* _Exercise requirements_: Reproduce every line of the listing as written, apart from the pictures.

[start Data shown]

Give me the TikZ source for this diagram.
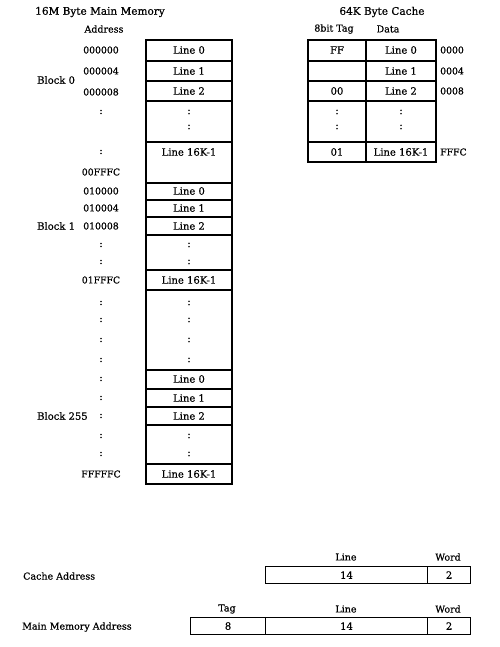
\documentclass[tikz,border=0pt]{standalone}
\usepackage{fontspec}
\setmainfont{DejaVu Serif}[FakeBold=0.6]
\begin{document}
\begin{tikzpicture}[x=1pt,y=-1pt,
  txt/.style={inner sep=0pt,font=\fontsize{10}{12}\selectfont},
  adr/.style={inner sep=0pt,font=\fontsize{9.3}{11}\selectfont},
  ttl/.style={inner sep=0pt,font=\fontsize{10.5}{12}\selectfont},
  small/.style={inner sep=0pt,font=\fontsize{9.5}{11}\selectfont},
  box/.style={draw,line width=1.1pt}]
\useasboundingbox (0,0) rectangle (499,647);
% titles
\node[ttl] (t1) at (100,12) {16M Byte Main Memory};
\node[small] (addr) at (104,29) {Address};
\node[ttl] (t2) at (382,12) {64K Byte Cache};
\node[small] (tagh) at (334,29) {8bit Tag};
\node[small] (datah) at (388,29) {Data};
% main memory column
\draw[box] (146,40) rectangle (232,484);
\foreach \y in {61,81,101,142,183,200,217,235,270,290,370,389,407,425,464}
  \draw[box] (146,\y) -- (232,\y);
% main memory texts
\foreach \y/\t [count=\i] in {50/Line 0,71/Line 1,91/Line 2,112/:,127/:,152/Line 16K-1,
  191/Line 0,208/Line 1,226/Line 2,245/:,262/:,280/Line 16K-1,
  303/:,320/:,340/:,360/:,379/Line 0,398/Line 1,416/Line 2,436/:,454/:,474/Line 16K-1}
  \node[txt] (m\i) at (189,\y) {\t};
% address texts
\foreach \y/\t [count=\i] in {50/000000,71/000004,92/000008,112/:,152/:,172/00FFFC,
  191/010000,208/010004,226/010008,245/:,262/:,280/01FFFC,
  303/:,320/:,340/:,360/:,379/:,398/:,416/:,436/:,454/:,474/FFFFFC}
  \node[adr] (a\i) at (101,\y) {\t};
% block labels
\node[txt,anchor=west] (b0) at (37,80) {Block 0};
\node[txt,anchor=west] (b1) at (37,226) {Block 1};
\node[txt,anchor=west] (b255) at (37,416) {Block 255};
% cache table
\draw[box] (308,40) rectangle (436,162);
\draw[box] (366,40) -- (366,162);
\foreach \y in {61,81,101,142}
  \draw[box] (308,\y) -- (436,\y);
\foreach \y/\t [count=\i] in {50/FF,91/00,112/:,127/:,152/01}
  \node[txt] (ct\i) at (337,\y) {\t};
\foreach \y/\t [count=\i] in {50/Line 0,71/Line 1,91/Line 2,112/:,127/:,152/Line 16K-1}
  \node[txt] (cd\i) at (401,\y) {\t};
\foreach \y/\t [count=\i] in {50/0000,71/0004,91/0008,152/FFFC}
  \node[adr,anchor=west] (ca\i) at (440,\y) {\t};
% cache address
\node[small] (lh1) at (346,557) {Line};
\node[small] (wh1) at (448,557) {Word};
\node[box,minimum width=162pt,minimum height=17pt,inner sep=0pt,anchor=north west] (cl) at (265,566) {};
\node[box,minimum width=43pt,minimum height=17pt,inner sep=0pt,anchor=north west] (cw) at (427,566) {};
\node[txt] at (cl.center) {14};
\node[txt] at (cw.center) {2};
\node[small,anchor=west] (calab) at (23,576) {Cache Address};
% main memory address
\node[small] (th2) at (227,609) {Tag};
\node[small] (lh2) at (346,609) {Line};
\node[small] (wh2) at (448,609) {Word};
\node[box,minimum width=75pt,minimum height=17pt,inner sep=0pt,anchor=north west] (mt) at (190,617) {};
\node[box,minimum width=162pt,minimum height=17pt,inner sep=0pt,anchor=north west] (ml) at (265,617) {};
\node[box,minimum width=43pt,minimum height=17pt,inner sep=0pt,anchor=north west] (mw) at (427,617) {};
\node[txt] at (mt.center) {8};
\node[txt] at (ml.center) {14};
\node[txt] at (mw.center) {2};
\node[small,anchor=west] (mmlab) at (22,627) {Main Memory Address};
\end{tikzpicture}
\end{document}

[end Data shown]

* _Solved exercise_:
Give me the TikZ source for this diagram.
\documentclass[tikz,border=0pt]{standalone}
\usepackage{fontspec}
\setmainfont{DejaVu Serif}[FakeBold=0.6]
\begin{document}
\begin{tikzpicture}[x=1pt,y=-1pt,
  txt/.style={inner sep=0pt,font=\fontsize{10}{12}\selectfont},
  adr/.style={inner sep=0pt,font=\fontsize{9.3}{11}\selectfont},
  ttl/.style={inner sep=0pt,font=\fontsize{10.5}{12}\selectfont},
  small/.style={inner sep=0pt,font=\fontsize{9.5}{11}\selectfont},
  box/.style={draw,line width=1.1pt}]
\useasboundingbox (0,0) rectangle (499,647);
% titles
\node[ttl] (t1) at (100,12) {16M Byte Main Memory};
\node[small] (addr) at (104,29) {Address};
\node[ttl] (t2) at (382,12) {64K Byte Cache};
\node[small] (tagh) at (334,29) {8bit Tag};
\node[small] (datah) at (388,29) {Data};
% main memory column
\draw[box] (146,40) rectangle (232,484);
\foreach \y in {61,81,101,142,183,200,217,235,270,290,370,389,407,425,464}
  \draw[box] (146,\y) -- (232,\y);
% main memory texts
\foreach \y/\t [count=\i] in {50/Line 0,71/Line 1,91/Line 2,112/:,127/:,152/Line 16K-1,
  191/Line 0,208/Line 1,226/Line 2,245/:,262/:,280/Line 16K-1,
  303/:,320/:,340/:,360/:,379/Line 0,398/Line 1,416/Line 2,436/:,454/:,474/Line 16K-1}
  \node[txt] (m\i) at (189,\y) {\t};
% address texts
\foreach \y/\t [count=\i] in {50/000000,71/000004,92/000008,112/:,152/:,172/00FFFC,
  191/010000,208/010004,226/010008,245/:,262/:,280/01FFFC,
  303/:,320/:,340/:,360/:,379/:,398/:,416/:,436/:,454/:,474/FFFFFC}
  \node[adr] (a\i) at (101,\y) {\t};
% block labels
\node[txt,anchor=west] (b0) at (37,80) {Block 0};
\node[txt,anchor=west] (b1) at (37,226) {Block 1};
\node[txt,anchor=west] (b255) at (37,416) {Block 255};
% cache table
\draw[box] (308,40) rectangle (436,162);
\draw[box] (366,40) -- (366,162);
\foreach \y in {61,81,101,142}
  \draw[box] (308,\y) -- (436,\y);
\foreach \y/\t [count=\i] in {50/FF,91/00,112/:,127/:,152/01}
  \node[txt] (ct\i) at (337,\y) {\t};
\foreach \y/\t [count=\i] in {50/Line 0,71/Line 1,91/Line 2,112/:,127/:,152/Line 16K-1}
  \node[txt] (cd\i) at (401,\y) {\t};
\foreach \y/\t [count=\i] in {50/0000,71/0004,91/0008,152/FFFC}
  \node[adr,anchor=west] (ca\i) at (440,\y) {\t};
% cache address
\node[small] (lh1) at (346,557) {Line};
\node[small] (wh1) at (448,557) {Word};
\node[box,minimum width=162pt,minimum height=17pt,inner sep=0pt,anchor=north west] (cl) at (265,566) {};
\node[box,minimum width=43pt,minimum height=17pt,inner sep=0pt,anchor=north west] (cw) at (427,566) {};
\node[txt] at (cl.center) {14};
\node[txt] at (cw.center) {2};
\node[small,anchor=west] (calab) at (23,576) {Cache Address};
% main memory address
\node[small] (th2) at (227,609) {Tag};
\node[small] (lh2) at (346,609) {Line};
\node[small] (wh2) at (448,609) {Word};
\node[box,minimum width=75pt,minimum height=17pt,inner sep=0pt,anchor=north west] (mt) at (190,617) {};
\node[box,minimum width=162pt,minimum height=17pt,inner sep=0pt,anchor=north west] (ml) at (265,617) {};
\node[box,minimum width=43pt,minimum height=17pt,inner sep=0pt,anchor=north west] (mw) at (427,617) {};
\node[txt] at (mt.center) {8};
\node[txt] at (ml.center) {14};
\node[txt] at (mw.center) {2};
\node[small,anchor=west] (mmlab) at (22,627) {Main Memory Address};
\end{tikzpicture}
\end{document}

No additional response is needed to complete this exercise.